◆ Exercise ◆
Restate word for word the lines that begin the listing and end with the line holding "const c3XExp = [-4, -1];".

◆ Given material ◆
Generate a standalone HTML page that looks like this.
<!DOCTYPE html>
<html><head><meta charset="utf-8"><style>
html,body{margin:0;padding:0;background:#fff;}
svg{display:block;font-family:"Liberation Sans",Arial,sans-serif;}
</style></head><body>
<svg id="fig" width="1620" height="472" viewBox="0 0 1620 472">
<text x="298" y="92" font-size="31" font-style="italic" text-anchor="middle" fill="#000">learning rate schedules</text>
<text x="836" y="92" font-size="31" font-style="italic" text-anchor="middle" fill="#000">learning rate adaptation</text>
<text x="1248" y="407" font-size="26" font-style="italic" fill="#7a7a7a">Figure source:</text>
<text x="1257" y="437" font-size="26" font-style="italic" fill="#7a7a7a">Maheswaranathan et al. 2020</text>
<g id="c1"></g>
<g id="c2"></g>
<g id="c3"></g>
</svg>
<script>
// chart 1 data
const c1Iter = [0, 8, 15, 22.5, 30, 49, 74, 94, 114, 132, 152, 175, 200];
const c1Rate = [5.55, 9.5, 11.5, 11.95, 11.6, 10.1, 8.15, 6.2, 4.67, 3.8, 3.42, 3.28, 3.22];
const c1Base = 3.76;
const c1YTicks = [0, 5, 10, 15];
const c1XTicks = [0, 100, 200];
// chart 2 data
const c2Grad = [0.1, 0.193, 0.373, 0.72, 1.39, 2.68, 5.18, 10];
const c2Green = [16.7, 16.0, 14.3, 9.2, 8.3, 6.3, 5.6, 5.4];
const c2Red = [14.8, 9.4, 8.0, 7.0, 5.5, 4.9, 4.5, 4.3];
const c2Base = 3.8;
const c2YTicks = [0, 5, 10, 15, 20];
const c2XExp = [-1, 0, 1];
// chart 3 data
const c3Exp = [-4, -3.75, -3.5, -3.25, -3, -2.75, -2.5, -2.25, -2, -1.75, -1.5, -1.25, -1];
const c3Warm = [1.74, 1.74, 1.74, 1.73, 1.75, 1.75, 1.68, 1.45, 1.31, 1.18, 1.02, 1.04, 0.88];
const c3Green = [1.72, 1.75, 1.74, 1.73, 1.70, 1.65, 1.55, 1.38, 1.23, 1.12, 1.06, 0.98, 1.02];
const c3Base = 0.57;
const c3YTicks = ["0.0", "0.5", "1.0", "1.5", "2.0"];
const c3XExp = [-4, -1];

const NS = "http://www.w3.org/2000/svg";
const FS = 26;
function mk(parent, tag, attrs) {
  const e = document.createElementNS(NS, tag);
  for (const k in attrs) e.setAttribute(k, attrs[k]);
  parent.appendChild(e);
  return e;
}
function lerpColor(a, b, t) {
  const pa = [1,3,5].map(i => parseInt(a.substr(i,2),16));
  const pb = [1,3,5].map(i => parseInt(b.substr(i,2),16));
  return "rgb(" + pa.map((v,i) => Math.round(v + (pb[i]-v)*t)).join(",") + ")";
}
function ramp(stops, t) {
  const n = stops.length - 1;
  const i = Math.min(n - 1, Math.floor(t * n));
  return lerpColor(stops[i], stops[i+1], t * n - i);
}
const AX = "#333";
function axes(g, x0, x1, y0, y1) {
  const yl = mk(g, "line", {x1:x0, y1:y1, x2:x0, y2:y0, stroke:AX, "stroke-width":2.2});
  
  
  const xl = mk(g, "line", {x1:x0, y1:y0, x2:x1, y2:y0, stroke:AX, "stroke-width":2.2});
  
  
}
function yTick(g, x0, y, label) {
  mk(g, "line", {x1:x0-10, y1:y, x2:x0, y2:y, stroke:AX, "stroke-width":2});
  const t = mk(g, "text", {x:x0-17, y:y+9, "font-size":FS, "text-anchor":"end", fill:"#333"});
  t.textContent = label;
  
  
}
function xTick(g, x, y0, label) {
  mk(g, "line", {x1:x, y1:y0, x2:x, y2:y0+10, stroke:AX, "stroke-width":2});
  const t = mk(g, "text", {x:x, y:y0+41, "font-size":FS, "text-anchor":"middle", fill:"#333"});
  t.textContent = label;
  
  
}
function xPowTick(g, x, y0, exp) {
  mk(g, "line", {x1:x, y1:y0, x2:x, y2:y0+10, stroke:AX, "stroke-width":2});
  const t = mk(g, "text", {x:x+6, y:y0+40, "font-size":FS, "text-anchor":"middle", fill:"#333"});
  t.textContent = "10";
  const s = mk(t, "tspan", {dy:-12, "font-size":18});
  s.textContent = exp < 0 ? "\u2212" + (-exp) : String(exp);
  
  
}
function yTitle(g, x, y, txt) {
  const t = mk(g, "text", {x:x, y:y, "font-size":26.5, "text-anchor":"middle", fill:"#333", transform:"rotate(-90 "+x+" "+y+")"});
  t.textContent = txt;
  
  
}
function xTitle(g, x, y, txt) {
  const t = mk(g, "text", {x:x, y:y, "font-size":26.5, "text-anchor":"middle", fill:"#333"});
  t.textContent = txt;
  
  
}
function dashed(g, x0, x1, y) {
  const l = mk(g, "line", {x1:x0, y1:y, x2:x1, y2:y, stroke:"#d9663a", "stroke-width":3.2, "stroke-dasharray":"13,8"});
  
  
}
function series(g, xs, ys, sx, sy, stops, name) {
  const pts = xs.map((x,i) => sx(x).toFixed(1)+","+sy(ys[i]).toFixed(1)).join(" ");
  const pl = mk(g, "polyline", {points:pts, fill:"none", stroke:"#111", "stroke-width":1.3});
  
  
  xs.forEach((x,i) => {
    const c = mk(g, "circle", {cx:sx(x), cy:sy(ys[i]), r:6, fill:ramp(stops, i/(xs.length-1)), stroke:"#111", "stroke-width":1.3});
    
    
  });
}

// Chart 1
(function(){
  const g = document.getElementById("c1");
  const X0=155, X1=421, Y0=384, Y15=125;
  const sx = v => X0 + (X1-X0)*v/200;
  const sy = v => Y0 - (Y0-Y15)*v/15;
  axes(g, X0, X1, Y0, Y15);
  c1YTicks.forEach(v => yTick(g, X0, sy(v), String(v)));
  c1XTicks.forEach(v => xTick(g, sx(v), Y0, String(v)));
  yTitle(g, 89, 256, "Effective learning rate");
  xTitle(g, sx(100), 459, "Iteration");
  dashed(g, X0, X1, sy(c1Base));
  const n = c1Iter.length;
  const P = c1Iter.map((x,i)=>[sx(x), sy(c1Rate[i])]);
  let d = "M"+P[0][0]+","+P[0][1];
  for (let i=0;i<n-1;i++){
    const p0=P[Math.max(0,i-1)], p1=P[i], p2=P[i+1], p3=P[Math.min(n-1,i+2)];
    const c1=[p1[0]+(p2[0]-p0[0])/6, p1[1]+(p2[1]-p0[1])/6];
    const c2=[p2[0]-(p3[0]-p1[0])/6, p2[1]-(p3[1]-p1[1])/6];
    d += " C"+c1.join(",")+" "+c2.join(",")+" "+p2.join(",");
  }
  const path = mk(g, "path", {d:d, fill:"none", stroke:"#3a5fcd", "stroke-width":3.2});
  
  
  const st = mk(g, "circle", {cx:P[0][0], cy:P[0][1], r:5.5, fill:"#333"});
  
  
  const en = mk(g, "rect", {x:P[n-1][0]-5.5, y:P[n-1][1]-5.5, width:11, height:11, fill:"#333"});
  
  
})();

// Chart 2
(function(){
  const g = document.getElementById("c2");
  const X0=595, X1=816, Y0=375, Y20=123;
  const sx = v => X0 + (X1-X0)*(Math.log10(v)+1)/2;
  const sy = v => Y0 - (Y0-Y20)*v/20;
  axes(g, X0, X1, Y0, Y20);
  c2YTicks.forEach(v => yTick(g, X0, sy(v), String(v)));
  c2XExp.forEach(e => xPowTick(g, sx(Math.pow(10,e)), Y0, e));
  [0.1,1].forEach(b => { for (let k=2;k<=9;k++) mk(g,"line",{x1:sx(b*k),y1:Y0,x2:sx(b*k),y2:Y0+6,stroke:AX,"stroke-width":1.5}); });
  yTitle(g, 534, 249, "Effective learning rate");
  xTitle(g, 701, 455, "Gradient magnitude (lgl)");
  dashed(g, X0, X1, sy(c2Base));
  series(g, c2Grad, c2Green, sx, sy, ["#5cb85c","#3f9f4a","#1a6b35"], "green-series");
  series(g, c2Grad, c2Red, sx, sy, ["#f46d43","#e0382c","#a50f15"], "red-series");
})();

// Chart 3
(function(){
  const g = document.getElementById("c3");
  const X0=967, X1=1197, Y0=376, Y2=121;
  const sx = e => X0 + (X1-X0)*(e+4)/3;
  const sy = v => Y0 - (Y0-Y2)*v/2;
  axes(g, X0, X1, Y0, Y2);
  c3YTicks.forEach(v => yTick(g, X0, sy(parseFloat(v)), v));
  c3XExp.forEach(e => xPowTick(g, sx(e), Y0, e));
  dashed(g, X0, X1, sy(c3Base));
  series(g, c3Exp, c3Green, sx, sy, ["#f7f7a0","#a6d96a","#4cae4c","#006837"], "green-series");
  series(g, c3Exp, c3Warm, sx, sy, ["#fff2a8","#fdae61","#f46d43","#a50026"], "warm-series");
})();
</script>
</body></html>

◆ Written solution ◆
Generate a standalone HTML page that looks like this.
<!DOCTYPE html>
<html><head><meta charset="utf-8"><style>
html,body{margin:0;padding:0;background:#fff;}
svg{display:block;font-family:"Liberation Sans",Arial,sans-serif;}
</style></head><body>
<svg id="fig" width="1620" height="472" viewBox="0 0 1620 472">
<text x="298" y="92" font-size="31" font-style="italic" text-anchor="middle" fill="#000">learning rate schedules</text>
<text x="836" y="92" font-size="31" font-style="italic" text-anchor="middle" fill="#000">learning rate adaptation</text>
<text x="1248" y="407" font-size="26" font-style="italic" fill="#7a7a7a">Figure source:</text>
<text x="1257" y="437" font-size="26" font-style="italic" fill="#7a7a7a">Maheswaranathan et al. 2020</text>
<g id="c1"></g>
<g id="c2"></g>
<g id="c3"></g>
</svg>
<script>
// chart 1 data
const c1Iter = [0, 8, 15, 22.5, 30, 49, 74, 94, 114, 132, 152, 175, 200];
const c1Rate = [5.55, 9.5, 11.5, 11.95, 11.6, 10.1, 8.15, 6.2, 4.67, 3.8, 3.42, 3.28, 3.22];
const c1Base = 3.76;
const c1YTicks = [0, 5, 10, 15];
const c1XTicks = [0, 100, 200];
// chart 2 data
const c2Grad = [0.1, 0.193, 0.373, 0.72, 1.39, 2.68, 5.18, 10];
const c2Green = [16.7, 16.0, 14.3, 9.2, 8.3, 6.3, 5.6, 5.4];
const c2Red = [14.8, 9.4, 8.0, 7.0, 5.5, 4.9, 4.5, 4.3];
const c2Base = 3.8;
const c2YTicks = [0, 5, 10, 15, 20];
const c2XExp = [-1, 0, 1];
// chart 3 data
const c3Exp = [-4, -3.75, -3.5, -3.25, -3, -2.75, -2.5, -2.25, -2, -1.75, -1.5, -1.25, -1];
const c3Warm = [1.74, 1.74, 1.74, 1.73, 1.75, 1.75, 1.68, 1.45, 1.31, 1.18, 1.02, 1.04, 0.88];
const c3Green = [1.72, 1.75, 1.74, 1.73, 1.70, 1.65, 1.55, 1.38, 1.23, 1.12, 1.06, 0.98, 1.02];
const c3Base = 0.57;
const c3YTicks = ["0.0", "0.5", "1.0", "1.5", "2.0"];
const c3XExp = [-4, -1];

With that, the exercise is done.